● Problem description
Leave out the pictures and print only the lines from the one with "Rebuild this diagram" through the one with "(divtop) -- (divbot);", exactly as they are.

--- BEGIN Recorded data ---

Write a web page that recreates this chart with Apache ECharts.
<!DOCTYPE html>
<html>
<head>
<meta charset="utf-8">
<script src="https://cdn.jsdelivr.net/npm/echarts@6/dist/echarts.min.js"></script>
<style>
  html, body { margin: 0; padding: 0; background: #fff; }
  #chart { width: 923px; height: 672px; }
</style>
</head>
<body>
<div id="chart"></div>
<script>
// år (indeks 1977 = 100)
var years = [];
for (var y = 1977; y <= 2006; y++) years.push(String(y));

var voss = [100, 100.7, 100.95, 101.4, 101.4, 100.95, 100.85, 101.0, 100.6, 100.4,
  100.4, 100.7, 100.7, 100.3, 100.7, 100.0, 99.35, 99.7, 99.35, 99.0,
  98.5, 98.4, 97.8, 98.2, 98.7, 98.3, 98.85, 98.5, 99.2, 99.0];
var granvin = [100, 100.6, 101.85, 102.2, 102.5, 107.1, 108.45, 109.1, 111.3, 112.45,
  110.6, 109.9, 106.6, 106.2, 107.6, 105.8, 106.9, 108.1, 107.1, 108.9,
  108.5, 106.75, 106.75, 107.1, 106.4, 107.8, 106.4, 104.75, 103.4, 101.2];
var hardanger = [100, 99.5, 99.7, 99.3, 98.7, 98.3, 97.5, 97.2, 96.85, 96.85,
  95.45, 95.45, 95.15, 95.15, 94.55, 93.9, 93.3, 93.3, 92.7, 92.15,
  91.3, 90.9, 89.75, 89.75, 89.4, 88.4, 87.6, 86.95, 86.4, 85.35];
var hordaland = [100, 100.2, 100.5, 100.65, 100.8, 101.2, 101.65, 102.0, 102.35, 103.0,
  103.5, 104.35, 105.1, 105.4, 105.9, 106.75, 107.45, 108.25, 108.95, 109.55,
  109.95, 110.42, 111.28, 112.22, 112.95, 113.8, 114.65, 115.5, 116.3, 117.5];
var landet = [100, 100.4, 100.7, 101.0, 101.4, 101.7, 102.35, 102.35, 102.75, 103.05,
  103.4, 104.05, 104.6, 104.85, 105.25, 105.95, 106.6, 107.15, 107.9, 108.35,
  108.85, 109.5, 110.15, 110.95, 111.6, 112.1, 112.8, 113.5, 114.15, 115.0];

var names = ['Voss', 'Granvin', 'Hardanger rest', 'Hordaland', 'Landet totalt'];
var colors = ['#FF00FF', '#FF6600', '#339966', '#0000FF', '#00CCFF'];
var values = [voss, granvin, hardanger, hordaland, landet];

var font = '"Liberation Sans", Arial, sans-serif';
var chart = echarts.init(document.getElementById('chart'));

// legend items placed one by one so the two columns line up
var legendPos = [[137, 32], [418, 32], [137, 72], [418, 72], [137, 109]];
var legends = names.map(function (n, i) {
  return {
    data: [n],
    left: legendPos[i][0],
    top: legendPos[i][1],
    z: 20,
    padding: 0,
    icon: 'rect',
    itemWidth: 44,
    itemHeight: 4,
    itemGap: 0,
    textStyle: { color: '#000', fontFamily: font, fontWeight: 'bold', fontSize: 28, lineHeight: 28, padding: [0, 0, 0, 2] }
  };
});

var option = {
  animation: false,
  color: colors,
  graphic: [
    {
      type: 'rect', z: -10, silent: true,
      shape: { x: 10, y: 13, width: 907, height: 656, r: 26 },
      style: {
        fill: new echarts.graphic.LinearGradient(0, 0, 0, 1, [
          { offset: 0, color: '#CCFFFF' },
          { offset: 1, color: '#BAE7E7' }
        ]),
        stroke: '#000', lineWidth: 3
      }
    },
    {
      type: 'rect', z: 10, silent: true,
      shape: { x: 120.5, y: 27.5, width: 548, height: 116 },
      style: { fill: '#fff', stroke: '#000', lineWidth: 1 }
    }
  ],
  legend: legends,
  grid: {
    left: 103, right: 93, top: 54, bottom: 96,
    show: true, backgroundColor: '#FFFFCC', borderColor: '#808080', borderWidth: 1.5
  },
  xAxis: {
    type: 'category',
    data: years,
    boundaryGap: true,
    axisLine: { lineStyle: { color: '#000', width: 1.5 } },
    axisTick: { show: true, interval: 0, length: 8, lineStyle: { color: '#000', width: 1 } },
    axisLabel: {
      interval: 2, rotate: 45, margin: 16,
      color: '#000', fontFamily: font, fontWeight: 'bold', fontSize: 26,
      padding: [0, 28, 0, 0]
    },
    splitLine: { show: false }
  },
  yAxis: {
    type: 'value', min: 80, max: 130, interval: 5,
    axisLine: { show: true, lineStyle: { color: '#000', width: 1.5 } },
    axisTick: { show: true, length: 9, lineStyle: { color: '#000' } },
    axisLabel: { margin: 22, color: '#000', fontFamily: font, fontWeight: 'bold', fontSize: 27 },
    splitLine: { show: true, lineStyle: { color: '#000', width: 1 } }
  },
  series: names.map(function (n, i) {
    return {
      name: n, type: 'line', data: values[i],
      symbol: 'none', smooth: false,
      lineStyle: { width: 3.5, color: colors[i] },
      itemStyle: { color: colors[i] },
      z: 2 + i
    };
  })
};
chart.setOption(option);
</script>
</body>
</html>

--- END Recorded data ---
--- BEGIN Recorded data ---

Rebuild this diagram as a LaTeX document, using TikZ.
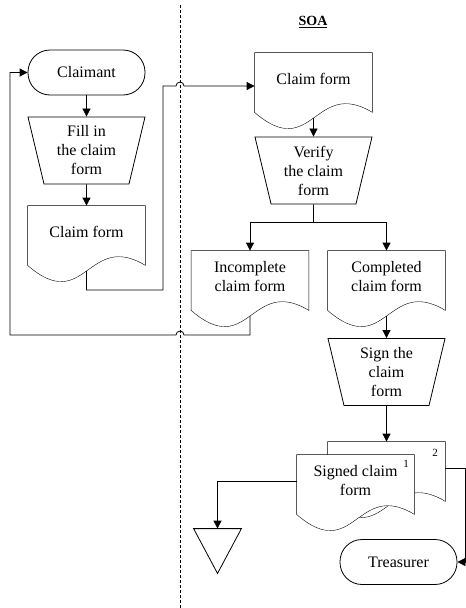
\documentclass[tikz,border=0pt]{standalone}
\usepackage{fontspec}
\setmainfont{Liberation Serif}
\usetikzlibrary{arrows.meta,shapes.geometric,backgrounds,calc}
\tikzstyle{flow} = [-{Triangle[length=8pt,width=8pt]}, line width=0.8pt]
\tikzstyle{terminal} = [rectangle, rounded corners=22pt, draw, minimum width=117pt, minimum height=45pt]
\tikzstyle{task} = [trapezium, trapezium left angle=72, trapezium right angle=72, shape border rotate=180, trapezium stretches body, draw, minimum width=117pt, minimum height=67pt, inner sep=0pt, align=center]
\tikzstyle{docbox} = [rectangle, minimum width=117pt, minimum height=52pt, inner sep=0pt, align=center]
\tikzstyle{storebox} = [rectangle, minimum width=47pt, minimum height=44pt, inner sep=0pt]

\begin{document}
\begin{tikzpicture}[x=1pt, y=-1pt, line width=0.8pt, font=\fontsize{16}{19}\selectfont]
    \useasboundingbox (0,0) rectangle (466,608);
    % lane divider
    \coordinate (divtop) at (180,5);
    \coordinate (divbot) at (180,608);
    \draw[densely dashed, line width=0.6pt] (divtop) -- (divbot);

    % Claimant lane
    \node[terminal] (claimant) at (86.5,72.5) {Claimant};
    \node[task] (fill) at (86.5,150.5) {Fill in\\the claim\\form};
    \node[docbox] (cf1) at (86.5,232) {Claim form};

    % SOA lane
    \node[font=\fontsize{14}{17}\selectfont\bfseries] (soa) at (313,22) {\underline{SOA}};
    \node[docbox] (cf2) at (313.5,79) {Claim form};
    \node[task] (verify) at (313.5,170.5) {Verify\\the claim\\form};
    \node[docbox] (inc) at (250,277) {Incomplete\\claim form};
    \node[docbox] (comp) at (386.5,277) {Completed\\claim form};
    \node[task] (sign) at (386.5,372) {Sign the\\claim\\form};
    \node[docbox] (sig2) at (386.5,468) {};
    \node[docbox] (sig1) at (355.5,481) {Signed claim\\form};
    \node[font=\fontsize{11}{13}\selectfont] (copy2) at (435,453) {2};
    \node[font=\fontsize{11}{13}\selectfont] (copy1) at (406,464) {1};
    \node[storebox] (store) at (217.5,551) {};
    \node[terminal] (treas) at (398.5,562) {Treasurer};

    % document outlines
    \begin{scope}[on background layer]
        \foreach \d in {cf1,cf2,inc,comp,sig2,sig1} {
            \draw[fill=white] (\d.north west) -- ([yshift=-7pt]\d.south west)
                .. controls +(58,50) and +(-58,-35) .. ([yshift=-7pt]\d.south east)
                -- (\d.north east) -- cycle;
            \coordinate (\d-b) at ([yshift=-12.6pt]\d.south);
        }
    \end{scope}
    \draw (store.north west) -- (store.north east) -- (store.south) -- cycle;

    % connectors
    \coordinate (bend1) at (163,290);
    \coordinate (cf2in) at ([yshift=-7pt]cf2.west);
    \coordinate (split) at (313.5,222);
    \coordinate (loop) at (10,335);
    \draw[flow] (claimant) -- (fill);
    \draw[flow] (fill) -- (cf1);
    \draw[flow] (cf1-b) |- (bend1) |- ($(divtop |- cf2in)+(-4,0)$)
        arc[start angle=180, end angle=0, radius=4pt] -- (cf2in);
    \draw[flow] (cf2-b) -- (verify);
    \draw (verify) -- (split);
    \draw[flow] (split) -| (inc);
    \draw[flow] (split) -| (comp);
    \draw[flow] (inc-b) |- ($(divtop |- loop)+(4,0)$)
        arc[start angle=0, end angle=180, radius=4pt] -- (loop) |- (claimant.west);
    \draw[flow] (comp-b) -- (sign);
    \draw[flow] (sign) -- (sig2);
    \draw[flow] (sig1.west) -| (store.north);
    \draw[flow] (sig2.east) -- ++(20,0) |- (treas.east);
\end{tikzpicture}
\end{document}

--- END Recorded data ---
--- BEGIN Recorded data ---

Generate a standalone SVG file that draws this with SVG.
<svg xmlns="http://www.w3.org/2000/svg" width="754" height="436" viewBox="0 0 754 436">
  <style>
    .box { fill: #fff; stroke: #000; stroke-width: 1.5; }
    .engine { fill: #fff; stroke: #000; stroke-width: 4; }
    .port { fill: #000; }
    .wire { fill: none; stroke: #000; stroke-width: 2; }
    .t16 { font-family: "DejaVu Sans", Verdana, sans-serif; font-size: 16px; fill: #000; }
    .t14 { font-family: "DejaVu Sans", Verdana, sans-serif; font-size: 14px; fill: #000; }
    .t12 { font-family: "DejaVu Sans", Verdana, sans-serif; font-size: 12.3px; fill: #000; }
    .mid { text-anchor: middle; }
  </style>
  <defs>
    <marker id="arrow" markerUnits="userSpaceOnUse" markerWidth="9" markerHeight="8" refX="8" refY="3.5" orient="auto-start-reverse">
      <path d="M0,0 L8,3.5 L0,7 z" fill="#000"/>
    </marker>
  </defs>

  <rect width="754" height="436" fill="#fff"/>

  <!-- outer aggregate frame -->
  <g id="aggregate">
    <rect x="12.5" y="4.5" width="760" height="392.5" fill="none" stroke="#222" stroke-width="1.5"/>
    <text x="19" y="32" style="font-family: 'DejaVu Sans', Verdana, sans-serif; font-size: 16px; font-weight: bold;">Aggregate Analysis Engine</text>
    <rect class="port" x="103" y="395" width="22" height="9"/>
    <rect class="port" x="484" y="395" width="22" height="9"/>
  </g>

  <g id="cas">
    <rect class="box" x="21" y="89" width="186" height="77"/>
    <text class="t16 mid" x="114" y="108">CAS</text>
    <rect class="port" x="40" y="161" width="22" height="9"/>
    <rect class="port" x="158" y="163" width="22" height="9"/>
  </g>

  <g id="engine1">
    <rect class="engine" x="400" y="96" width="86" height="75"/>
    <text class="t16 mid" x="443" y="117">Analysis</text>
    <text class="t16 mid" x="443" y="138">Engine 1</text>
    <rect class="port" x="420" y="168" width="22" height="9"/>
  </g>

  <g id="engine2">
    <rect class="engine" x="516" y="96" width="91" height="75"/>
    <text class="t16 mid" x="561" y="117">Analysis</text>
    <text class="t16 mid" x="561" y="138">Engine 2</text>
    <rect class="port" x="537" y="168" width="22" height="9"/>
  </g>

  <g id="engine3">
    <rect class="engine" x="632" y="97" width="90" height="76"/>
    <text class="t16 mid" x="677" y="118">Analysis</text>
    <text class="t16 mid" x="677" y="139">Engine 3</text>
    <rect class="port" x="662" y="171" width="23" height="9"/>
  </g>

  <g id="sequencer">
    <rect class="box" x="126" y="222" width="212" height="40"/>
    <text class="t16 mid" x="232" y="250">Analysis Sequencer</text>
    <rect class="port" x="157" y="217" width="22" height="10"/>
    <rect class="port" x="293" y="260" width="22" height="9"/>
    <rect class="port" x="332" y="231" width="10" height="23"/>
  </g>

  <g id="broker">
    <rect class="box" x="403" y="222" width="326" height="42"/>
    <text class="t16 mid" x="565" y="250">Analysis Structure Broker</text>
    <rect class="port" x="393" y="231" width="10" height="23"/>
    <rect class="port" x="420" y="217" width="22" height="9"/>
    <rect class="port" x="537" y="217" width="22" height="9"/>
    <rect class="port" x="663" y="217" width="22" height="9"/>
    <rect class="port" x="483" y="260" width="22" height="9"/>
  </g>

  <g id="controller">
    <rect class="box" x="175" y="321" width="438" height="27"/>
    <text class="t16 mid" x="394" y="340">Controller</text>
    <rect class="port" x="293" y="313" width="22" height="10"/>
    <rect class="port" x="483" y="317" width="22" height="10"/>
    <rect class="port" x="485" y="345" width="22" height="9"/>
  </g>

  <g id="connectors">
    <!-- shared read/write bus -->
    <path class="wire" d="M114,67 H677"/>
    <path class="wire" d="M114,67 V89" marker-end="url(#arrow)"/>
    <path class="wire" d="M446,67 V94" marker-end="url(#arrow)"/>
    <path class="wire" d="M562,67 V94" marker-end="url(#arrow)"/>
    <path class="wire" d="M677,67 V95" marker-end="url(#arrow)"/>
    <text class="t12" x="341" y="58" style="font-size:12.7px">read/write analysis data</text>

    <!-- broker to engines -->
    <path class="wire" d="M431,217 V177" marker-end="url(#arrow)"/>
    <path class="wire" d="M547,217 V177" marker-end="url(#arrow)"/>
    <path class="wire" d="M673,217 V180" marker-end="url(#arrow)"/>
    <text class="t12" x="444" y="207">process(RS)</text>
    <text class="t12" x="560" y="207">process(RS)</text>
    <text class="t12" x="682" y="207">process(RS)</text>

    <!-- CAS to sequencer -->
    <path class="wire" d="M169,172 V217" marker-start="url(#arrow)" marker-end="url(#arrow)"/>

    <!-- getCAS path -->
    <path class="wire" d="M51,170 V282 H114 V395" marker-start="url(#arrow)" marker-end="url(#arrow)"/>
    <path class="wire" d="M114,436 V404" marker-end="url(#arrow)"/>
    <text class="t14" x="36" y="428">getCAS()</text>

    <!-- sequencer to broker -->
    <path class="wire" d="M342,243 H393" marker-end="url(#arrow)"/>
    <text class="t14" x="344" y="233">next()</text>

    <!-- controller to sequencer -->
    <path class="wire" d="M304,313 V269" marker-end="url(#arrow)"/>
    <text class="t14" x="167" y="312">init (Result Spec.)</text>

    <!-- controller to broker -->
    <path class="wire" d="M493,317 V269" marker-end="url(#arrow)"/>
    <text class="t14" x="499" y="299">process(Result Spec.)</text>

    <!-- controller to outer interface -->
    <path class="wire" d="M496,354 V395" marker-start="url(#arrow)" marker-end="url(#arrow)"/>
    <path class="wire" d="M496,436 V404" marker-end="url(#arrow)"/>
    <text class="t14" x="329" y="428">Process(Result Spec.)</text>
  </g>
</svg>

--- END Recorded data ---

● Answer to this problem
Rebuild this diagram as a LaTeX document, using TikZ.
\documentclass[tikz,border=0pt]{standalone}
\usepackage{fontspec}
\setmainfont{Liberation Serif}
\usetikzlibrary{arrows.meta,shapes.geometric,backgrounds,calc}
\tikzstyle{flow} = [-{Triangle[length=8pt,width=8pt]}, line width=0.8pt]
\tikzstyle{terminal} = [rectangle, rounded corners=22pt, draw, minimum width=117pt, minimum height=45pt]
\tikzstyle{task} = [trapezium, trapezium left angle=72, trapezium right angle=72, shape border rotate=180, trapezium stretches body, draw, minimum width=117pt, minimum height=67pt, inner sep=0pt, align=center]
\tikzstyle{docbox} = [rectangle, minimum width=117pt, minimum height=52pt, inner sep=0pt, align=center]
\tikzstyle{storebox} = [rectangle, minimum width=47pt, minimum height=44pt, inner sep=0pt]

\begin{document}
\begin{tikzpicture}[x=1pt, y=-1pt, line width=0.8pt, font=\fontsize{16}{19}\selectfont]
    \useasboundingbox (0,0) rectangle (466,608);
    % lane divider
    \coordinate (divtop) at (180,5);
    \coordinate (divbot) at (180,608);
    \draw[densely dashed, line width=0.6pt] (divtop) -- (divbot);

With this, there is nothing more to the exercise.